The Analyze tab accesses advanced features like custom calculations, filtering, and pivot charts. The Design tab changes the appearance of the active pivot table.

The Design tab has three groups:

PivotTables Styles

Click a style to change the colors and shading of the pivot table. The colors come from the workbook theme that you’re using. To use different colors, choose Page Layout tab > Themes group > Themes.

PivotTables Style Options

If you don’t want shading to alternate from one row or column to the next, clear the Banded Rows or Banded Columns checkboxes. If you don’t want to apply the style formatting to headers, clear the Row Headers or Column Headers checkboxes.

Layout

Choose a preset option that controls spacing and subtotals.

Grand Totals.
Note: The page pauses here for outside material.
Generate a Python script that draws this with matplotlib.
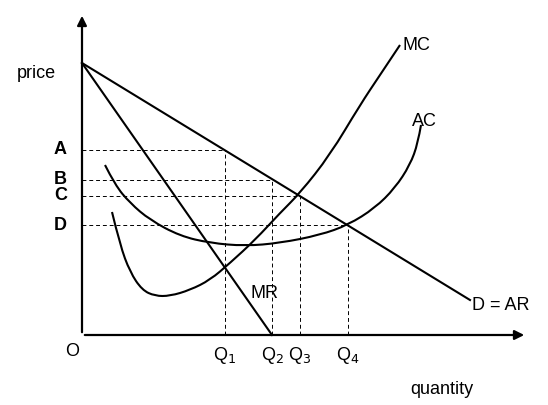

Show or hide totals at the end of each row or column.

Subtotals. Show or hide subtotals at the end of each level. This setting applies only if fields are nested; that is, the Rows or Columns box contains more than one field. Otherwise, the levels’ “subtotals” are actually grand totals.

Report Layout. By default, pivot tables are shown in compact form: all row labels are merged into a single column, and each column just wide enough to fit that column’s widest entry. In outline form, each row label gets its own column, and each column is as wide as the widest column in the whole pivot table (which occupies much more space). Tabular form is like outline form but shows subtotals (extra rows) at the bottom of each level or group. You can also repeat labels to show values of nested fields in all row and column labels.

Blank Rows. Show or hide blank lines between levels or groups. This option applies only if the Rows box contains more than one field.


Tip: If you’re going to copy or export a pivot table from Excel to another program (such as a database or accounting program), use outline form and repeating labels.


Showing a Value’s Source Data

If you spot a trend, unexpected relationship, or an outlier (suspicious observation) in a pivot table, you can “drill down” to see exactly how the value was calculated. To do so, double-click any value cell in a pivot table. Excel creates a new worksheet containing copies of only the records that were used to calculate that cell’s value. This method is superior to the tedious alternative: switching to the worksheet that contains the original source data and then searching for the corresponding records.

The following pivot table shows how product categories (rows) perform in each country (columns). Double-click cell B5...

...and Excel adds a worksheet containing copies of the seven records (in a formatted table) whose Quantity values were summed to produce Argentine beverage sales.

After you finish examining the data, you can delete the worksheet that contains the copied records (right-click the worksheet tab at the bottom of the window and then choose Delete). The original source data aren’t touched when you delete the copy.

If you spot an error in the copied records, you must flip to the original source data to fix it. Obvious, yes, but it’s easy to absentmindedly change the copied records and then wonder why the refreshed pivot table doesn’t change.

Changing a Pivot Table’s Source Data

If you add rows to the bottom of a range of source data, you can redefine the pivot table’s source data to include those rows. Select any cell in the pivot table and then choose PivotTable Tools > Analyze tab > Data group > Change Data Source. The same fix applies if you add columns to the right edge of the source data.


Tip: If the source data are in an Excel table (Insert tab > Tables group > Table), then you don’t have to change the range—newly added rows are displayed automatically when you refresh the pivot table.